I am currently a Graduate Research Assistant (GRA) at Kennesaw State University, working under the supervision of Dr. Honghui Xu . My research centers on advancing Large Language Models (LLMs), Multimodal AI, and privacy-preserving machine learning. I develop enhanced multimodal LLMs through LoRA fine-tuning and Dual-Differential Privacy, improving their robustness and reducing harmful or inaccurate generations. I also design lightweight YOLO-based UAV vision models optimized for efficient inference on edge hardware.
Prior to KSU, I worked as a Junior Research Engineer at the DIU NLP & ML Research Lab in Bangladesh, where I built deep learning models for MRI brain tumor classification and segmentation, contributing to improved diagnostic support systems. I also applied transfer learning to rare-bird species detection, supporting biodiversity research through scalable and reliable computer vision solutions.
Earlier, I served as a Software Developer at Masleap Plc., developing complete full-stack applications using ReactJS, Django, and MongoDB. I integrated Intel OpenVINO for real-time video and image analytics, enhancing system responsiveness and improving data-driven decision capabilities for business operations.
My journey into AI began as a Machine Learning Engineer Intern at Nazpev Inc. in Japan, where I worked on time-series forecasting for retail sales data to support more accurate and reliable demand planning workflows.
Across all my roles, I have enjoyed working at the intersection of AI research, engineering, and real-world impact. I am passionate about building intelligent systems that are technically robust, privacy-aware, and aligned with human needs. I continually strive to bring meaningful, ethical, and scalable AI solutions to life.
Developed a YOLO-based detection framework for UAV-based post-disaster building damage assessment, integrating DP-SGD and structured pruning to jointly optimize accuracy, privacy, and deployment efficiency on edge devices.
Trained DeepLabV3+ (ResNet-101) for road-scene segmentation across fog, night, rain, and snow conditions, using weather-aware augmentations and BN adaptation to improve robustness and stability for autonomous driving perception.
Built a multimodal Retrieval-Augmented Generation pipeline that combines chest X-rays and clinical reports using Qwen2-VL, CLIP, BM25, FAISS, and a cross-encoder reranker, with a FastAPI backend and Gradio UI for interactive medical question answering.

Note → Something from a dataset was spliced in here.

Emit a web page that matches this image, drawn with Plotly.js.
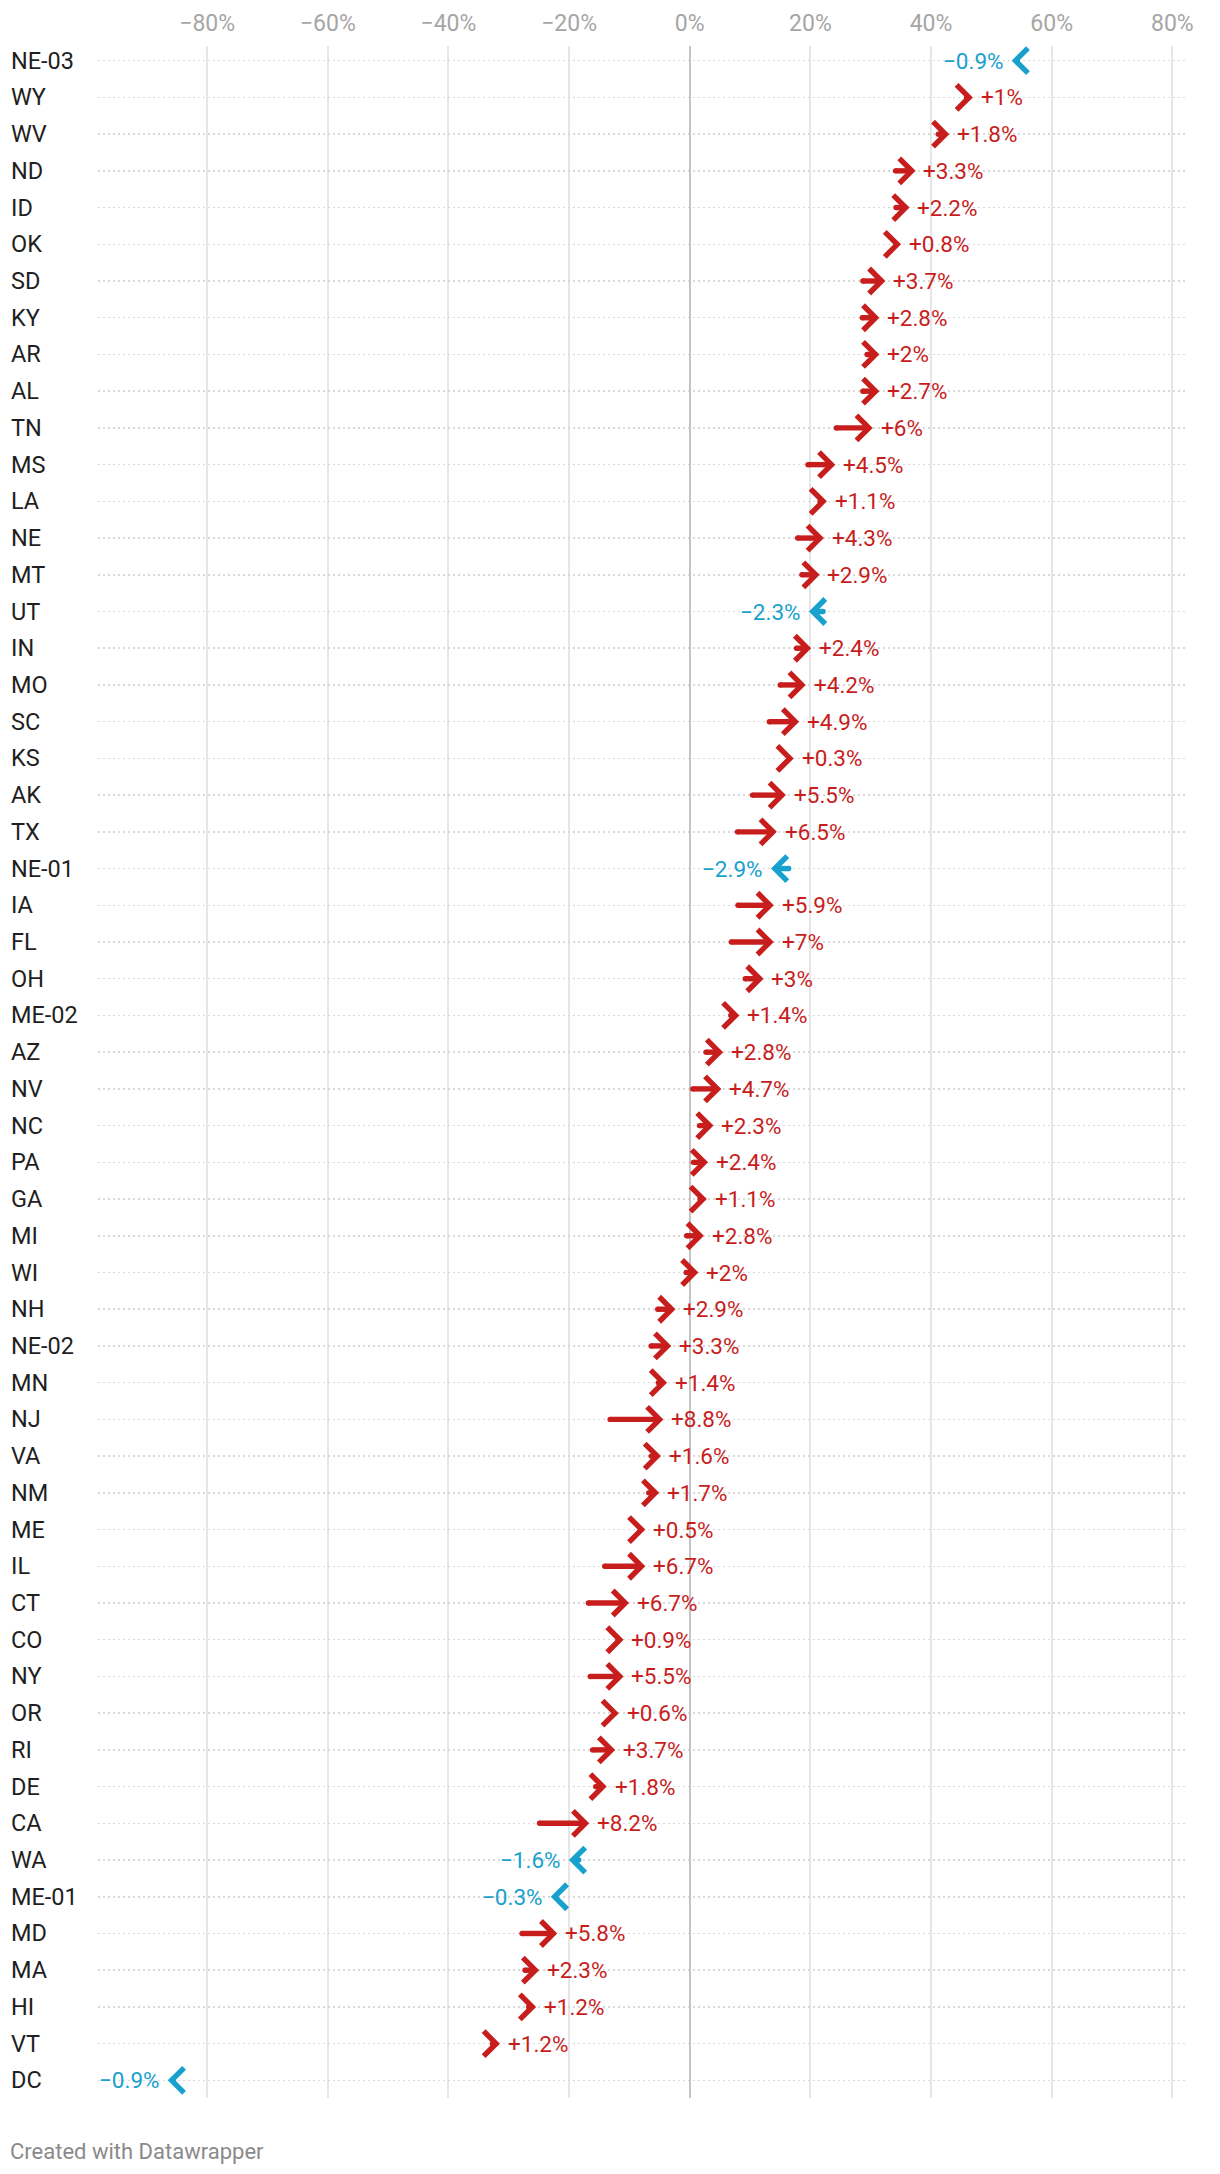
<!DOCTYPE html>
<html>
<head>
<meta charset="utf-8">
<script src="https://cdn.plot.ly/plotly-3.0.1.min.js"></script>
<style>
  html, body { margin: 0; padding: 0; background: #ffffff; }
  #chart { width: 1220px; height: 2174px; }
</style>
</head>
<body>
<div id="chart"></div>
<script>
// ---------------- DATA ----------------
const categories = ["NE-03","WY","WV","ND","ID","OK","SD","KY","AR","AL","TN","MS","LA","NE","MT","UT","IN","MO","SC","KS","AK","TX","NE-01","IA","FL","OH","ME-02","AZ","NV","NC","PA","GA","MI","WI","NH","NE-02","MN","NJ","VA","NM","ME","IL","CT","CO","NY","OR","RI","DE","CA","WA","ME-01","MD","MA","HI","VT","DC"];

// arrow start (earlier value, %)
const startValues = [54.3,45.9,41.2,34.1,34.2,34.2,28.7,28.6,29.4,28.7,24.3,19.6,21.6,17.9,18.6,22.1,17.7,15.0,13.2,16.9,10.4,7.9,16.4,8.0,6.9,9.2,6.8,2.7,0.5,1.6,0.6,1.7,-0.5,-0.6,-5.3,-6.4,-5.2,-13.2,-6.4,-6.8,-7.9,-14.1,-16.8,-11.9,-16.5,-12.4,-16.1,-15.6,-24.9,-18.4,-22.7,-27.8,-27.3,-26.7,-32.7,-85.6];

// arrow end (later value, %)
const endValues = [53.4,46.9,43.0,37.4,36.4,35.0,32.4,31.4,31.4,31.4,30.3,24.1,22.7,22.2,21.5,19.8,20.1,19.2,18.1,17.2,15.9,14.4,13.5,13.9,13.9,12.2,8.2,5.5,5.2,3.9,3.0,2.8,2.3,1.4,-2.4,-3.1,-3.8,-4.4,-4.8,-5.1,-7.4,-7.4,-10.1,-11.0,-11.0,-11.8,-12.4,-13.8,-16.7,-20.0,-23.0,-22.0,-25.0,-25.5,-31.5,-86.5];

// change labels (%)
const changeValues = [-0.9,1,1.8,3.3,2.2,0.8,3.7,2.8,2,2.7,6,4.5,1.1,4.3,2.9,-2.3,2.4,4.2,4.9,0.3,5.5,6.5,-2.9,5.9,7,3,1.4,2.8,4.7,2.3,2.4,1.1,2.8,2,2.9,3.3,1.4,8.8,1.6,1.7,0.5,6.7,6.7,0.9,5.5,0.6,3.7,1.8,8.2,-1.6,-0.3,5.8,2.3,1.2,1.2,-0.9];

const tickValues = [-80,-60,-40,-20,0,20,40,60,80];
const tickLabels = ["\u221280%","\u221260%","\u221240%","\u221220%","0%","20%","40%","60%","80%"];

// ---------------- LAYOUT CONSTANTS ----------------
const W = 1220, H = 2174;
const M = {l: 98, r: 32, t: 46, b: 76};
const XR = [-98.1, 82.6];
const YR = [55.48, -0.40];
const pxX = (W - M.l - M.r) / (XR[1] - XR[0]);
const pxY = (H - M.t - M.b) / (YR[0] - YR[1]);

const RED = '#c71e1d', BLUE = '#18a1cd';
const APEX_BACK = 3.6;   // px from outer tip to chevron centre apex
const ARM = 12.5;        // px arm length (each direction)
const LW = 5.4;

const sets = {
  up:   {shaftX: [], shaftY: [], capX: [], capY: [], chevX: [], chevY: []},
  down: {shaftX: [], shaftY: [], capX: [], capY: [], chevX: [], chevY: []}
};

const annotations = [];
const rowIdx = categories.map((c, i) => i);

categories.forEach((cat, i) => {
  const s = startValues[i], e = endValues[i], ch = changeValues[i];
  const dir = ch >= 0 ? 1 : -1;
  const set = dir > 0 ? sets.up : sets.down;
  const y = rowIdx[i];
  const apex = e - dir * APEX_BACK / pxX;
  if ((apex - s) * dir > 1 / pxX) {
    set.shaftX.push(s, apex, null);
    set.shaftY.push(y, y, null);
    set.capX.push(s);
    set.capY.push(y);
  }
  const back = apex - dir * ARM / pxX;
  set.chevX.push(back, apex, back, null);
  set.chevY.push(y - ARM / pxY, y, y + ARM / pxY, null);

  const txt = (ch > 0 ? '+' : '\u2212') + Math.abs(ch) + '%';
  annotations.push({
    x: e, y: y, xref: 'x', yref: 'y', text: txt, showarrow: false,
    xanchor: dir > 0 ? 'left' : 'right', yanchor: 'middle',
    xshift: dir > 0 ? 6 : -6,
    font: {family: 'Roboto, sans-serif', size: 22.5, color: dir > 0 ? RED : BLUE}
  });
  annotations.push({
    x: (9 - M.l) / (W - M.l - M.r), xref: 'paper', y: y, yref: 'y',
    text: cat, showarrow: false, xanchor: 'left', yanchor: 'middle',
    font: {family: 'Roboto, sans-serif', size: 23.5, color: '#1f1f1f'}
  });
});

annotations.push({
  x: (8 - M.l) / (W - M.l - M.r), xref: 'paper',
  y: (H - M.b - 2151) / (H - M.t - M.b), yref: 'paper',
  text: 'Created with Datawrapper', showarrow: false,
  xanchor: 'left', yanchor: 'middle',
  font: {family: 'Roboto, sans-serif', size: 22, color: '#8a8a8a'}
});

function traces(set, color) {
  return [
    {x: set.shaftX, y: set.shaftY, type: 'scatter', mode: 'lines',
     line: {color: color, width: LW}, hoverinfo: 'skip', showlegend: false, cliponaxis: false},
    {x: set.capX, y: set.capY, type: 'scatter', mode: 'markers',
     marker: {color: color, size: LW, line: {width: 0}}, hoverinfo: 'skip', showlegend: false, cliponaxis: false},
    {x: set.chevX, y: set.chevY, type: 'scatter', mode: 'lines',
     line: {color: color, width: LW}, hoverinfo: 'skip', showlegend: false, cliponaxis: false}
  ];
}

const data = [].concat(traces(sets.up, RED), traces(sets.down, BLUE));

const layout = {
  width: W, height: H,
  margin: M,
  paper_bgcolor: '#ffffff', plot_bgcolor: '#ffffff',
  showlegend: false,
  font: {family: 'Roboto, sans-serif'},
  xaxis: {
    range: XR, side: 'top', fixedrange: true,
    tickvals: tickValues, ticktext: tickLabels, ticks: '',
    tickfont: {family: 'Roboto, sans-serif', size: 23, color: '#a6a6a6'},
    ticklabelstandoff: 9,
    showgrid: true, gridcolor: '#e6e6e6', gridwidth: 2,
    zeroline: true, zerolinecolor: '#c4c4c4', zerolinewidth: 2,
    showline: false
  },
  yaxis: {
    range: YR, fixedrange: true,
    tickvals: rowIdx, showticklabels: false, ticks: '',
    showgrid: true, gridcolor: '#d9d9d9', gridwidth: 1.5, griddash: '2px,3px',
    zeroline: false, showline: false
  },
  annotations: annotations
};

Plotly.newPlot('chart', data, layout, {displayModeBar: false, staticPlot: true});
</script>
</body>
</html>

Implemented Dual-Differential Privacy with two-stage noise injection (embedding-level and LoRA parameter-level) for multimodal LLMs, evaluating accuracy, hallucination rate, and privacy budget to study privacy–utility trade-offs in image–text alignment.
Developed a lightweight, privacy-preserving multimodal framework that fuses UAV imagery and social-media text for disaster event classification. Combines ResNet50 visual features and BiLSTM + GloVe text embeddings in a late-fusion architecture, with DP-SGD for ε-differential privacy and structured neuron pruning for efficient edge deployment on UAVs and field devices.
Benchmarked ARIMA, Prophet, LSTM, and XGBoost on the UCI Online Retail II dataset to build a robust revenue forecasting pipeline, and designed a pricing optimization engine with demand elasticity modeling to support data-driven pricing and retention strategies.